Looking for a win-win solution here.
Okay so I used to be pretty smart. Or so I thought. But it's been a while since I've done anything remotely "active" in the property investment world. I have been renting out a few places as a sole proprietor that just about squeak by, loving the tax writeoffs. Until now.
Turns out that the roof on my SFR rental is done. Estimated costs about $10-15k. And I just don't have that kind of scratch laying about (and oh yes, a baby on the way).
So whilst I've always loved the house, but I'm thinking it is time to sell. I owe about $125k, and in it's condition (dated features, need for repairs) that's just about what it's worth, add in any closing fees and it's a wash. ARV according to the comps my property manager pulled it might go for $150-155k.
The new tenant which my prop manager just put in, wants to buy the place. He's a renovator from Cali, likes the place for his own residence. But has got some interesting terms, which are throwing me for a loop. So I'm looking for a little Bigger Pockets community insight:
(I'm using "quotes" where I'm pulling directly from his email so to all you helpful readers out there that means that's his wording, I've got no more details than that. But I would love your insight.)
- "As Is, Where Is" a sale price of $130k with owner financing. "As mortgagee, I expect that the owner, as mortgagor, will hold the property title and will issue a deed of trust."
- Down Payment of $5,000. Due before signing on Friday, April 8th (yeah that's not happening.)
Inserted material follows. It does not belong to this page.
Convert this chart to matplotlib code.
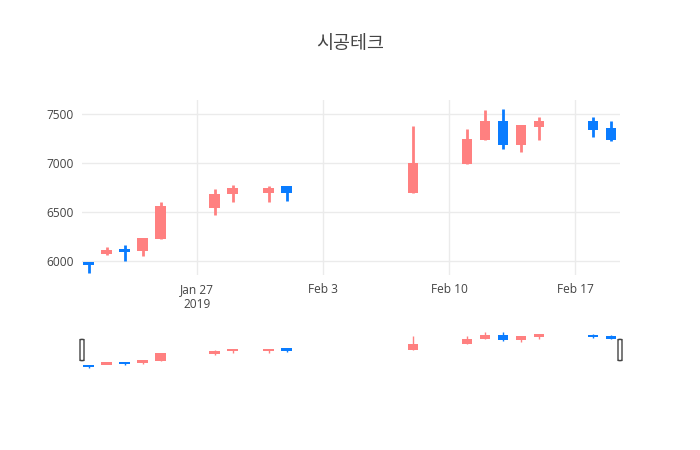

- "Will pay for all repairs/maintenance, owner/mortgagor is released from all liability w/o warranty. No home inspection appraisal required."
- Wants to do a "7 year @ 7% Fixed APR interest, until refinancing." No prepayment penalty.
- According to his math, with annual property tax that payment comes to "$2236.59/mo." (my math put's the figure about 30 bucks less, but I'm only so good with a spreadsheet.) Which is about a grand more than I usually get for rent, which makes me think yippie, yippie, but also makes me skeptical.
- "Mortgagee will get property insurance and a home warranty."
- "24 months or less is target for refi" however added, "We would like to request a caveat, 'in the unlikely event' that as mortgagees we are unable to refinance within 24 months or less, then the mortgagor agrees to annual extensions even upwards to the full seven years term."
- Seller takes care of closing costs and fees.
Okay so that's what I'm looking at. To me it seems overly complex, and frankly, I think issuing a deed of trust would trigger a due-on-sale clause. Am I right? Or is this a wrap-around mortgage (if thats the term). It also seems pretty quickly forced, which leaves a bad taste in my mouth, you know rushing into something you don't quite understand—I hear that's not always a good strategy. He and I have been going back and forth for a bit through my property manager/agent, so if I were him, I know I'd opt to pay as few rent payments as possible.
I like the idea of coming up with a win-win solution here. But by all means if any of you guys smells a giant rat, let me know! I mean let me know why too that'd be great.
For those playing at home, try running your numbers. My powers of spreadsheet skill say, at 2 years he'd owe me $95k remaining principle, and will have paid me more than $29k, which minus my loan nets about $13k. Makes it seem like I'm coming up roses, and even more so triggers the spidey sense.